Robotic vision is key to taking process automation out of factories and into homes. The technology is already being used on assembly lines, for bots to ‘see' the items that they're working with and perform a specific movement. However, outside of these boundaries it's a lot more limited. That's where new work by MIT comes in.
Researchers at MIT's Computer Science and Artificial Intelligence Laboratory (CSAIL) have presented a paper describing a new computer vision system called Dense Object Nets (DON), through which robots can understand objects that they have to interact with.
The DON generates a series of collections of visual data points, arranged as coordinates. The system stitches these together into a larger coordinate set, which the robot uses to ‘see' the object's shape and how it works with the surrounding environment.

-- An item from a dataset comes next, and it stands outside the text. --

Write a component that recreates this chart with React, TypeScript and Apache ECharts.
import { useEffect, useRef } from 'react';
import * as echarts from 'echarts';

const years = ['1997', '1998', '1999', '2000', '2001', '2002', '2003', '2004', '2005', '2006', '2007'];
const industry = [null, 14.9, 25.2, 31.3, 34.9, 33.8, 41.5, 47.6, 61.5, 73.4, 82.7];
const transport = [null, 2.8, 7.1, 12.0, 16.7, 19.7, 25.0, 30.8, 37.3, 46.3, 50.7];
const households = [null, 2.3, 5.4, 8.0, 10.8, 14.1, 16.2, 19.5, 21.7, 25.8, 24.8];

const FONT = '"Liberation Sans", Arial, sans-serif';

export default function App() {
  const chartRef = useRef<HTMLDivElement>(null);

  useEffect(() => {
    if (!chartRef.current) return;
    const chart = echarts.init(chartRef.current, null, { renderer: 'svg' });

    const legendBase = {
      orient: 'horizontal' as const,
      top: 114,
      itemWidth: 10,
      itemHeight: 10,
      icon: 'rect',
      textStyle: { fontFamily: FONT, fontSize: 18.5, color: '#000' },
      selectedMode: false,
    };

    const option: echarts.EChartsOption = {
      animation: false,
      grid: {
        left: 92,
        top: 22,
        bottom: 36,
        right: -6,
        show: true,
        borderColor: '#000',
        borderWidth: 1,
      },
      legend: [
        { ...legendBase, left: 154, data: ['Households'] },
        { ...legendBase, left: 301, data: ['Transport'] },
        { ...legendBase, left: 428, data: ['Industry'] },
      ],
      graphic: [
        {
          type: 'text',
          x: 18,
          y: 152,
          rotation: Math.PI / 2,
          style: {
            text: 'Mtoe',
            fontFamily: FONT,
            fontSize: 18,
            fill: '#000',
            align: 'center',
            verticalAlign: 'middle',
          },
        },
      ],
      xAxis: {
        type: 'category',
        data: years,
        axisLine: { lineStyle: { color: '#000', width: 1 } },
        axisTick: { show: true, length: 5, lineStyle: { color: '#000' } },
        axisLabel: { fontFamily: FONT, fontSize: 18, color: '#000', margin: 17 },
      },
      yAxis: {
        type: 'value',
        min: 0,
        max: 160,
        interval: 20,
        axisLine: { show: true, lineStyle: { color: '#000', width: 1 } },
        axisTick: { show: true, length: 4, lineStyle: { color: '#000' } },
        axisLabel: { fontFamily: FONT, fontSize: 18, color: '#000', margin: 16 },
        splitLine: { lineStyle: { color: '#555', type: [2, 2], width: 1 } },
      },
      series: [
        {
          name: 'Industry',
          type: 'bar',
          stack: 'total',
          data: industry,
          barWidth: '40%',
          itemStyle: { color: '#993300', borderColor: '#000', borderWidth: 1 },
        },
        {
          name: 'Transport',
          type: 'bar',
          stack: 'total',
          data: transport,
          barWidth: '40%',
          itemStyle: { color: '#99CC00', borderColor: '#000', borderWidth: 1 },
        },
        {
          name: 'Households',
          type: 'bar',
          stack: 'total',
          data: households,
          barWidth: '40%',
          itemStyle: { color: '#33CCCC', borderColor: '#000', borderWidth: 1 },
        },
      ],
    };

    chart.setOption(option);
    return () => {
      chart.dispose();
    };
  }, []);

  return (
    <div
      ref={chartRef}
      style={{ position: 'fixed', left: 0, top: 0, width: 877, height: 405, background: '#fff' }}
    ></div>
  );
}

According to the researchers, object descriptors take about 20 minutes to learn, and are task-agnostic: that is, they're applicable to both rigid and non-rigid objects, from shoes to soft toys.
PhD student Lucas Manuelli, a lead author on the paper, wrote in a blog post: "Many approaches to manipulation can't identify specific parts of an object across the many orientations that object may encounter. For example, existing algorithms would be unable to grasp a mug by its handle, especially if the mug could be in multiple orientations, like upright, or on its side."
As Manuelli notes, the descriptors remain constant even if the object orientation changes - but also if the object itself is changed. A shoe of a different size, shape, texture or colour would still be recognised as a shoe.
"In factories, robots often need complex part feeders to work reliably," Manuelli said. "But a system like this that can understand objects' orientations could just take a picture and be able to grasp and adjust the object accordingly."
The system uses an RGB-D (depth) sensor, and can train itself. Rather than having to feed the DNN thousands of images of hats, you can simply place a robot with the system in a room with a hat for a while. It will take photos and generate coordinate points to recognise other hats in the future.
Although the system is promising, the technology is still in its early stages. The team will present their findings at the conference on Robot Learning in Zürich next month.